▸ THE EXERCISE
Output the data word for word, dropping every image.

START

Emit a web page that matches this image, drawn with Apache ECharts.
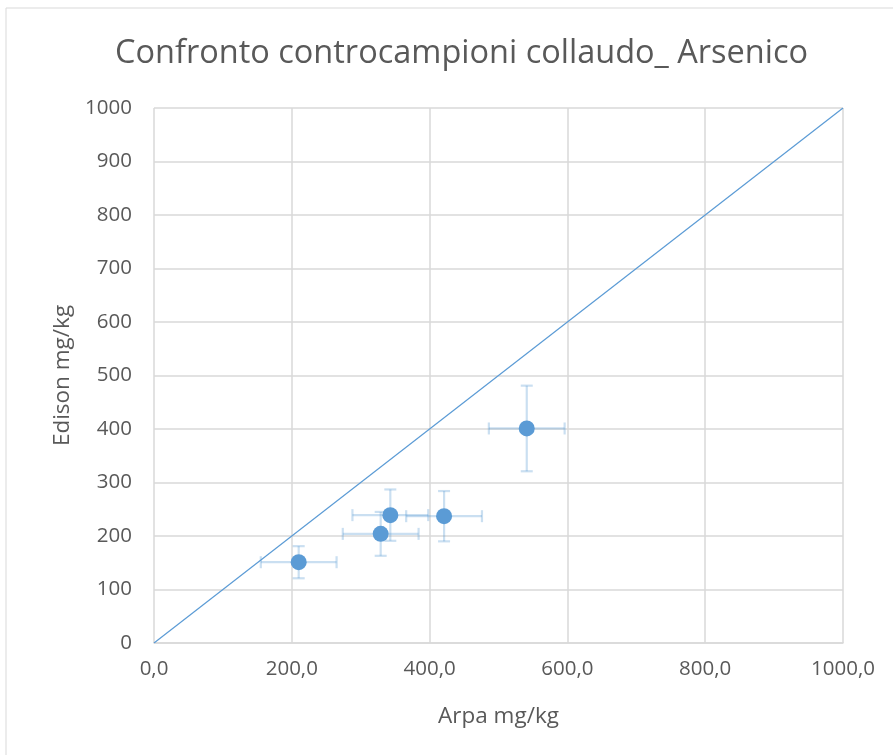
<!DOCTYPE html>
<html>
<head>
<meta charset="utf-8">
<script src="https://cdn.jsdelivr.net/npm/echarts@6/dist/echarts.min.js"></script>
<style>
html, body { margin: 0; padding: 0; background: #fff; }
#main { width: 893px; height: 755px; }
</style>
</head>
<body>
<div id="main"></div>
<script>
// dati
var arpa = [210, 329, 343, 421, 541];
var edison = [151, 204, 239, 237, 401];
var xErr = [55, 55, 55, 55, 55];
var yErr = [30, 41, 48, 47, 80];
var diagX = [0, 1000];
var diagY = [0, 1000];

var chart = echarts.init(document.getElementById('main'));

var points = arpa.map(function (x, i) { return [x, edison[i]]; });
var bars = arpa.map(function (x, i) { return [x, edison[i], xErr[i], yErr[i]]; });
var diag = diagX.map(function (x, i) { return [x, diagY[i]]; });

var fontFam = '"Open Sans", sans-serif';
var gray = '#595959';

function renderErr(params, api) {
    var x = api.value(0), y = api.value(1), ex = api.value(2), ey = api.value(3);
    var l = api.coord([x - ex, y]), r = api.coord([x + ex, y]);
    var t = api.coord([x, y + ey]), b = api.coord([x, y - ey]);
    var c = 6;
    var st = { stroke: 'rgba(91,155,213,0.32)', lineWidth: 2.2 };
    return {
        type: 'group',
        children: [
            { type: 'line', shape: { x1: l[0], y1: l[1], x2: r[0], y2: r[1] }, style: st },
            { type: 'line', shape: { x1: l[0], y1: l[1] - c, x2: l[0], y2: l[1] + c }, style: st },
            { type: 'line', shape: { x1: r[0], y1: r[1] - c, x2: r[0], y2: r[1] + c }, style: st },
            { type: 'line', shape: { x1: t[0], y1: t[1], x2: b[0], y2: b[1] }, style: st },
            { type: 'line', shape: { x1: t[0] - c, y1: t[1], x2: t[0] + c, y2: t[1] }, style: st },
            { type: 'line', shape: { x1: b[0] - c, y1: b[1], x2: b[0] + c, y2: b[1] }, style: st }
        ]
    };
}

var option = {
    backgroundColor: '#fff',
    animation: false,
    title: {
        text: 'Confronto controcampioni collaudo_ Arsenico',
        left: 110,
        top: 32,
        textStyle: { fontFamily: fontFam, fontSize: 32.5, fontWeight: 'normal', color: gray }
    },
    graphic: [{
        type: 'rect',
        shape: { x: 6, y: 8, width: 900, height: 760 },
        style: { fill: 'none', stroke: '#d9d9d9', lineWidth: 1 },
        silent: true
    }],
    grid: { left: 154, right: 50, top: 108, bottom: 112 },
    xAxis: {
        type: 'value',
        min: 0, max: 1000, interval: 200,
        name: 'Arpa mg/kg',
        nameLocation: 'middle',
        nameGap: 62,
        nameTextStyle: { fontFamily: fontFam, fontSize: 22.5, color: gray },
        axisLine: { show: true, lineStyle: { color: '#d9d9d9', width: 1.5 } },
        axisTick: { show: false },
        splitLine: { show: true, lineStyle: { color: '#d9d9d9', width: 1.5 } },
        axisLabel: {
            fontFamily: fontFam, fontSize: 20.5, color: gray, margin: 16,
            formatter: function (v) { return v.toFixed(1).replace('.', ','); }
        }
    },
    yAxis: {
        type: 'value',
        min: 0, max: 1000, interval: 100,
        name: 'Edison mg/kg',
        nameLocation: 'middle',
        nameGap: 80,
        nameTextStyle: { fontFamily: fontFam, fontSize: 22.5, color: gray },
        axisLine: { show: false },
        axisTick: { show: false },
        splitLine: { show: true, lineStyle: { color: '#d9d9d9', width: 1.5 } },
        axisLabel: {
            fontFamily: fontFam, fontSize: 20.5, color: gray, margin: 22,
            formatter: function (v) { return String(v); }
        }
    },
    series: [
        {
            type: 'line',
            data: diag,
            symbol: 'none',
            lineStyle: { color: '#5b9bd5', width: 1.2 },
            z: 2
        },
        {
            type: 'custom',
            renderItem: renderErr,
            data: bars,
            encode: { x: 0, y: 1 },
            z: 3
        },
        {
            type: 'scatter',
            data: points,
            symbol: 'circle',
            symbolSize: 16,
            itemStyle: { color: '#5b9bd5', opacity: 1 },
            z: 4
        }
    ]
};

chart.setOption(option);
window.addEventListener('resize', function () {
    chart.resize();
});
</script>
</body>
</html>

END

▸ ANSWER IN FULL
Emit a web page that matches this image, drawn with Apache ECharts.
<!DOCTYPE html>
<html>
<head>
<meta charset="utf-8">
<script src="https://cdn.jsdelivr.net/npm/echarts@6/dist/echarts.min.js"></script>
<style>
html, body { margin: 0; padding: 0; background: #fff; }
#main { width: 893px; height: 755px; }
</style>
</head>
<body>
<div id="main"></div>
<script>
// dati
var arpa = [210, 329, 343, 421, 541];
var edison = [151, 204, 239, 237, 401];
var xErr = [55, 55, 55, 55, 55];
var yErr = [30, 41, 48, 47, 80];
var diagX = [0, 1000];
var diagY = [0, 1000];

var chart = echarts.init(document.getElementById('main'));

var points = arpa.map(function (x, i) { return [x, edison[i]]; });
var bars = arpa.map(function (x, i) { return [x, edison[i], xErr[i], yErr[i]]; });
var diag = diagX.map(function (x, i) { return [x, diagY[i]]; });

var fontFam = '"Open Sans", sans-serif';
var gray = '#595959';

function renderErr(params, api) {
    var x = api.value(0), y = api.value(1), ex = api.value(2), ey = api.value(3);
    var l = api.coord([x - ex, y]), r = api.coord([x + ex, y]);
    var t = api.coord([x, y + ey]), b = api.coord([x, y - ey]);
    var c = 6;
    var st = { stroke: 'rgba(91,155,213,0.32)', lineWidth: 2.2 };
    return {
        type: 'group',
        children: [
            { type: 'line', shape: { x1: l[0], y1: l[1], x2: r[0], y2: r[1] }, style: st },
            { type: 'line', shape: { x1: l[0], y1: l[1] - c, x2: l[0], y2: l[1] + c }, style: st },
            { type: 'line', shape: { x1: r[0], y1: r[1] - c, x2: r[0], y2: r[1] + c }, style: st },
            { type: 'line', shape: { x1: t[0], y1: t[1], x2: b[0], y2: b[1] }, style: st },
            { type: 'line', shape: { x1: t[0] - c, y1: t[1], x2: t[0] + c, y2: t[1] }, style: st },
            { type: 'line', shape: { x1: b[0] - c, y1: b[1], x2: b[0] + c, y2: b[1] }, style: st }
        ]
    };
}

var option = {
    backgroundColor: '#fff',
    animation: false,
    title: {
        text: 'Confronto controcampioni collaudo_ Arsenico',
        left: 110,
        top: 32,
        textStyle: { fontFamily: fontFam, fontSize: 32.5, fontWeight: 'normal', color: gray }
    },
    graphic: [{
        type: 'rect',
        shape: { x: 6, y: 8, width: 900, height: 760 },
        style: { fill: 'none', stroke: '#d9d9d9', lineWidth: 1 },
        silent: true
    }],
    grid: { left: 154, right: 50, top: 108, bottom: 112 },
    xAxis: {
        type: 'value',
        min: 0, max: 1000, interval: 200,
        name: 'Arpa mg/kg',
        nameLocation: 'middle',
        nameGap: 62,
        nameTextStyle: { fontFamily: fontFam, fontSize: 22.5, color: gray },
        axisLine: { show: true, lineStyle: { color: '#d9d9d9', width: 1.5 } },
        axisTick: { show: false },
        splitLine: { show: true, lineStyle: { color: '#d9d9d9', width: 1.5 } },
        axisLabel: {
            fontFamily: fontFam, fontSize: 20.5, color: gray, margin: 16,
            formatter: function (v) { return v.toFixed(1).replace('.', ','); }
        }
    },
    yAxis: {
        type: 'value',
        min: 0, max: 1000, interval: 100,
        name: 'Edison mg/kg',
        nameLocation: 'middle',
        nameGap: 80,
        nameTextStyle: { fontFamily: fontFam, fontSize: 22.5, color: gray },
        axisLine: { show: false },
        axisTick: { show: false },
        splitLine: { show: true, lineStyle: { color: '#d9d9d9', width: 1.5 } },
        axisLabel: {
            fontFamily: fontFam, fontSize: 20.5, color: gray, margin: 22,
            formatter: function (v) { return String(v); }
        }
    },
    series: [
        {
            type: 'line',
            data: diag,
            symbol: 'none',
            lineStyle: { color: '#5b9bd5', width: 1.2 },
            z: 2
        },
        {
            type: 'custom',
            renderItem: renderErr,
            data: bars,
            encode: { x: 0, y: 1 },
            z: 3
        },
        {
            type: 'scatter',
            data: points,
            symbol: 'circle',
            symbolSize: 16,
            itemStyle: { color: '#5b9bd5', opacity: 1 },
            z: 4
        }
    ]
};

chart.setOption(option);
window.addEventListener('resize', function () {
    chart.resize();
});
</script>
</body>
</html>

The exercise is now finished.